▸ **Task prompt**:
Please transcribe the data below exactly. Leave the pictures out.

Recorded data
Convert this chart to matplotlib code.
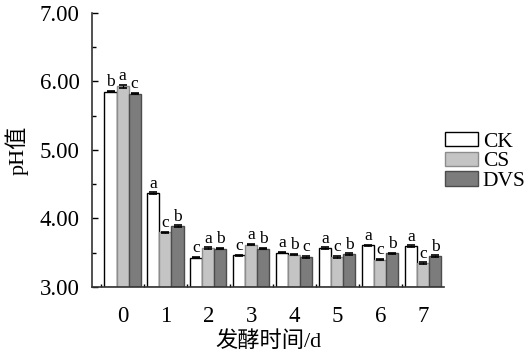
import numpy as np
import matplotlib.pyplot as plt

plt.rcParams['font.family'] = ['Liberation Serif', 'Noto Sans CJK SC']
plt.rcParams['axes.unicode_minus'] = False

days = ['0', '1', '2', '3', '4', '5', '6', '7']
groups = ['CK', 'CS', 'DVS']

ph_ck = [5.85, 4.37, 3.43, 3.46, 3.50, 3.57, 3.61, 3.60]
ph_cs = [5.93, 3.80, 3.57, 3.62, 3.47, 3.44, 3.40, 3.35]
ph_dvs = [5.82, 3.89, 3.56, 3.56, 3.44, 3.48, 3.49, 3.45]

err_ck = [0.01, 0.01, 0.01, 0.01, 0.01, 0.01, 0.01, 0.01]
err_cs = [0.02, 0.01, 0.01, 0.01, 0.01, 0.01, 0.01, 0.01]
err_dvs = [0.01, 0.01, 0.01, 0.01, 0.01, 0.01, 0.01, 0.01]

sig_ck = ['b', 'a', 'c', 'c', 'a', 'a', 'a', 'a']
sig_cs = ['a', 'c', 'a', 'a', 'b', 'c', 'c', 'c']
sig_dvs = ['c', 'b', 'b', 'b', 'c', 'b', 'b', 'b']

faces = ['white', '#c4c4c4', '#7c7c7c']
edges = ['black', '#8c8c8c', '#4c4c4c']

fig = plt.figure(figsize=(5.32, 3.57), dpi=100)
ax = fig.add_axes([0.173, 0.196, 0.662, 0.768])

x = np.arange(len(days))
w = 0.28
series = [(ph_ck, err_ck, sig_ck), (ph_cs, err_cs, sig_cs), (ph_dvs, err_dvs, sig_dvs)]

for i, (vals, errs, sigs) in enumerate(series):
    pos = x + (i - 1) * w
    ax.bar(pos, np.array(vals) - 3, w, bottom=3, color=faces[i], edgecolor=edges[i],
           linewidth=1.0, label=groups[i], zorder=2)
    ax.errorbar(pos, vals, yerr=errs, fmt='none', ecolor='black', elinewidth=0.8,
                capsize=3, capthick=1.2, zorder=3)
    for p, v, e, s in zip(pos, vals, errs, sigs):
        ax.text(p, v + e + 0.01, s, ha='center', va='bottom', fontsize=12.5)

ax.set_xlim(-0.71, 7.49)
ax.set_ylim(3, 7)
ax.set_yticks([3, 4, 5, 6, 7])
ax.set_yticklabels(['3.00', '4.00', '5.00', '6.00', '7.00'])
ax.set_yticks([3.5, 4.5, 5.5, 6.5], minor=True)
ax.set_xticks(x)
ax.set_xticklabels(days)
ax.set_xticks(np.arange(-0.5, 7.5, 1), minor=True)

ax.tick_params(axis='y', which='major', direction='in', length=4, width=1, labelsize=16.5, pad=9)
ax.tick_params(axis='y', which='minor', direction='in', length=3, width=1)
ax.tick_params(axis='x', which='major', length=0, labelsize=16.5, pad=14)
ax.tick_params(axis='x', which='minor', direction='in', length=2, width=1)

for s in ['top', 'right']:
    ax.spines[s].set_visible(False)
for s in ['left', 'bottom']:
    ax.spines[s].set_linewidth(1.2)
    ax.spines[s].set_color('#333333')

ax.set_ylabel('pH值', fontsize=16, labelpad=8)
ax.set_xlabel('发酵时间/d', fontsize=16, labelpad=3)

ax.legend(loc='upper left', bbox_to_anchor=(445 / 532, 1 - 132 / 357),
          bbox_transform=fig.transFigure, frameon=False, fontsize=15.5,
          handlelength=1.55, handleheight=0.65, labelspacing=0.0, handletextpad=0.2,
          borderaxespad=0.0, borderpad=0.0)

fig.savefig('out.png', dpi=100)
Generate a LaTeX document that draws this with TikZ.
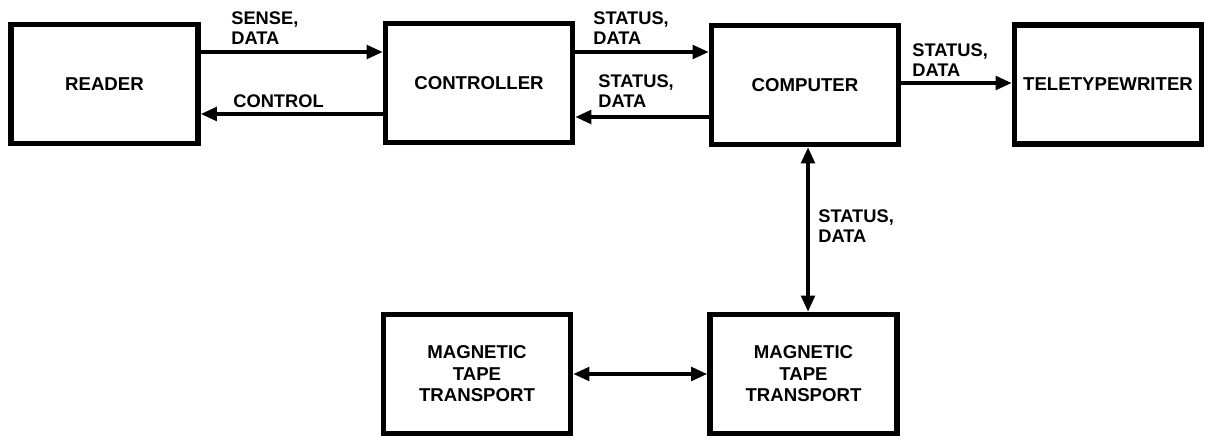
\documentclass[tikz,border=0pt]{standalone}
\usepackage{fontspec}
\setmainfont{Liberation Sans}
\usepackage{tikz}
\usetikzlibrary{arrows.meta}

\begin{document}
\begin{tikzpicture}[x=0.02cm,y=-0.02cm,
  unit/.style={draw,line width=3.2pt,minimum width=3.74cm,minimum height=2.38cm,
    align=center,font=\fontsize{10.6}{12.2}\selectfont\bfseries},
  lbl/.style={anchor=west,align=left,inner sep=0pt,
    font=\fontsize{10.4}{11.3}\selectfont\bfseries},
  arr/.style={line width=2pt,-{Triangle[length=0.32cm,width=0.27cm]}},
  darr/.style={line width=2pt,{Triangle[length=0.32cm,width=0.27cm]}-{Triangle[length=0.32cm,width=0.27cm]}}]
\useasboundingbox (0,0) rectangle (1209,442);
\node[unit] (reader) at (104.5,84) {READER};
\node[unit] (ctrl) at (479,83) {CONTROLLER};
\node[unit] (comp) at (805,85) {COMPUTER};
\node[unit] (tty) at (1108,84.5) {TELETYPEWRITER};
\node[unit] (tape1) at (477,374) {MAGNETIC\\TAPE\\TRANSPORT};
\node[unit] (tape2) at (803.5,374) {MAGNETIC\\TAPE\\TRANSPORT};
\draw[arr] ([yshift=0.64cm]reader.east) -- ([yshift=0.64cm]reader.east -| ctrl.west);
\draw[arr] ([yshift=-0.62cm]ctrl.west) -- ([yshift=-0.62cm]ctrl.west -| reader.east);
\draw[arr] ([yshift=0.62cm]ctrl.east) -- ([yshift=0.62cm]ctrl.east -| comp.west);
\draw[arr] ([yshift=-0.64cm]comp.west) -- ([yshift=-0.64cm]comp.west -| ctrl.east);
\draw[arr] ([yshift=0.04cm]comp.east) -- ([yshift=0.04cm]comp.east -| tty.west);
\draw[darr] ([xshift=0.06cm]comp.south) -- ([xshift=0.06cm]comp.south |- tape2.north);
\draw[darr] (tape1.east) -- (tape2.west);
\node[lbl] (sense) at (231,28.5) {SENSE,\\DATA};
\node[lbl] (control) at (233,101) {CONTROL};
\node[lbl] (up1) at (593,28.5) {STATUS,\\DATA};
\node[lbl] (back1) at (598,91.5) {STATUS,\\DATA};
\node[lbl] (out1) at (912,60) {STATUS,\\DATA};
\node[lbl] (down1) at (818,226) {STATUS,\\DATA};
\end{tikzpicture}
\end{document}
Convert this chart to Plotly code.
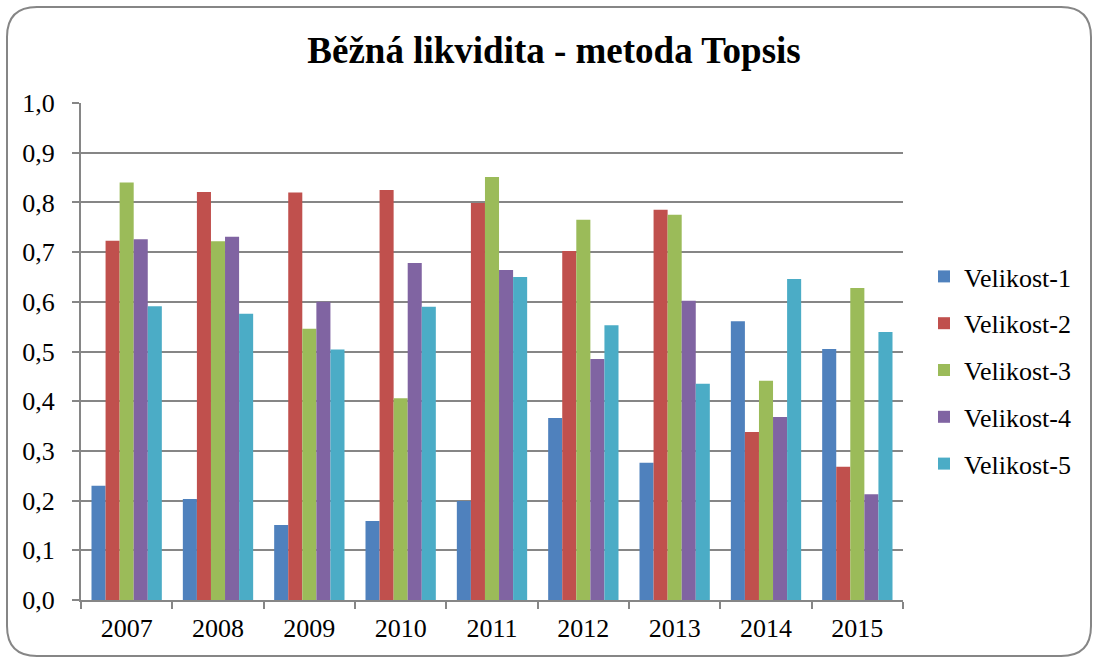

▸ **Finished answer**:
Convert this chart to matplotlib code.
import numpy as np
import matplotlib.pyplot as plt

plt.rcParams['font.family'] = ['Liberation Serif', 'Noto Sans CJK SC']
plt.rcParams['axes.unicode_minus'] = False

days = ['0', '1', '2', '3', '4', '5', '6', '7']
groups = ['CK', 'CS', 'DVS']

ph_ck = [5.85, 4.37, 3.43, 3.46, 3.50, 3.57, 3.61, 3.60]
ph_cs = [5.93, 3.80, 3.57, 3.62, 3.47, 3.44, 3.40, 3.35]
ph_dvs = [5.82, 3.89, 3.56, 3.56, 3.44, 3.48, 3.49, 3.45]

err_ck = [0.01, 0.01, 0.01, 0.01, 0.01, 0.01, 0.01, 0.01]
err_cs = [0.02, 0.01, 0.01, 0.01, 0.01, 0.01, 0.01, 0.01]
err_dvs = [0.01, 0.01, 0.01, 0.01, 0.01, 0.01, 0.01, 0.01]

sig_ck = ['b', 'a', 'c', 'c', 'a', 'a', 'a', 'a']
sig_cs = ['a', 'c', 'a', 'a', 'b', 'c', 'c', 'c']
sig_dvs = ['c', 'b', 'b', 'b', 'c', 'b', 'b', 'b']

faces = ['white', '#c4c4c4', '#7c7c7c']
edges = ['black', '#8c8c8c', '#4c4c4c']

fig = plt.figure(figsize=(5.32, 3.57), dpi=100)
ax = fig.add_axes([0.173, 0.196, 0.662, 0.768])

x = np.arange(len(days))
w = 0.28
series = [(ph_ck, err_ck, sig_ck), (ph_cs, err_cs, sig_cs), (ph_dvs, err_dvs, sig_dvs)]

for i, (vals, errs, sigs) in enumerate(series):
    pos = x + (i - 1) * w
    ax.bar(pos, np.array(vals) - 3, w, bottom=3, color=faces[i], edgecolor=edges[i],
           linewidth=1.0, label=groups[i], zorder=2)
    ax.errorbar(pos, vals, yerr=errs, fmt='none', ecolor='black', elinewidth=0.8,
                capsize=3, capthick=1.2, zorder=3)
    for p, v, e, s in zip(pos, vals, errs, sigs):
        ax.text(p, v + e + 0.01, s, ha='center', va='bottom', fontsize=12.5)

ax.set_xlim(-0.71, 7.49)
ax.set_ylim(3, 7)
ax.set_yticks([3, 4, 5, 6, 7])
ax.set_yticklabels(['3.00', '4.00', '5.00', '6.00', '7.00'])
ax.set_yticks([3.5, 4.5, 5.5, 6.5], minor=True)
ax.set_xticks(x)
ax.set_xticklabels(days)
ax.set_xticks(np.arange(-0.5, 7.5, 1), minor=True)

ax.tick_params(axis='y', which='major', direction='in', length=4, width=1, labelsize=16.5, pad=9)
ax.tick_params(axis='y', which='minor', direction='in', length=3, width=1)
ax.tick_params(axis='x', which='major', length=0, labelsize=16.5, pad=14)
ax.tick_params(axis='x', which='minor', direction='in', length=2, width=1)

for s in ['top', 'right']:
    ax.spines[s].set_visible(False)
for s in ['left', 'bottom']:
    ax.spines[s].set_linewidth(1.2)
    ax.spines[s].set_color('#333333')

ax.set_ylabel('pH值', fontsize=16, labelpad=8)
ax.set_xlabel('发酵时间/d', fontsize=16, labelpad=3)

ax.legend(loc='upper left', bbox_to_anchor=(445 / 532, 1 - 132 / 357),
          bbox_transform=fig.transFigure, frameon=False, fontsize=15.5,
          handlelength=1.55, handleheight=0.65, labelspacing=0.0, handletextpad=0.2,
          borderaxespad=0.0, borderpad=0.0)

fig.savefig('out.png', dpi=100)
Generate a LaTeX document that draws this with TikZ.
\documentclass[tikz,border=0pt]{standalone}
\usepackage{fontspec}
\setmainfont{Liberation Sans}
\usepackage{tikz}
\usetikzlibrary{arrows.meta}

\begin{document}
\begin{tikzpicture}[x=0.02cm,y=-0.02cm,
  unit/.style={draw,line width=3.2pt,minimum width=3.74cm,minimum height=2.38cm,
    align=center,font=\fontsize{10.6}{12.2}\selectfont\bfseries},
  lbl/.style={anchor=west,align=left,inner sep=0pt,
    font=\fontsize{10.4}{11.3}\selectfont\bfseries},
  arr/.style={line width=2pt,-{Triangle[length=0.32cm,width=0.27cm]}},
  darr/.style={line width=2pt,{Triangle[length=0.32cm,width=0.27cm]}-{Triangle[length=0.32cm,width=0.27cm]}}]
\useasboundingbox (0,0) rectangle (1209,442);
\node[unit] (reader) at (104.5,84) {READER};
\node[unit] (ctrl) at (479,83) {CONTROLLER};
\node[unit] (comp) at (805,85) {COMPUTER};
\node[unit] (tty) at (1108,84.5) {TELETYPEWRITER};
\node[unit] (tape1) at (477,374) {MAGNETIC\\TAPE\\TRANSPORT};
\node[unit] (tape2) at (803.5,374) {MAGNETIC\\TAPE\\TRANSPORT};
\draw[arr] ([yshift=0.64cm]reader.east) -- ([yshift=0.64cm]reader.east -| ctrl.west);
\draw[arr] ([yshift=-0.62cm]ctrl.west) -- ([yshift=-0.62cm]ctrl.west -| reader.east);
\draw[arr] ([yshift=0.62cm]ctrl.east) -- ([yshift=0.62cm]ctrl.east -| comp.west);
\draw[arr] ([yshift=-0.64cm]comp.west) -- ([yshift=-0.64cm]comp.west -| ctrl.east);
\draw[arr] ([yshift=0.04cm]comp.east) -- ([yshift=0.04cm]comp.east -| tty.west);
\draw[darr] ([xshift=0.06cm]comp.south) -- ([xshift=0.06cm]comp.south |- tape2.north);
\draw[darr] (tape1.east) -- (tape2.west);
\node[lbl] (sense) at (231,28.5) {SENSE,\\DATA};
\node[lbl] (control) at (233,101) {CONTROL};
\node[lbl] (up1) at (593,28.5) {STATUS,\\DATA};
\node[lbl] (back1) at (598,91.5) {STATUS,\\DATA};
\node[lbl] (out1) at (912,60) {STATUS,\\DATA};
\node[lbl] (down1) at (818,226) {STATUS,\\DATA};
\end{tikzpicture}
\end{document}
Convert this chart to Plotly code.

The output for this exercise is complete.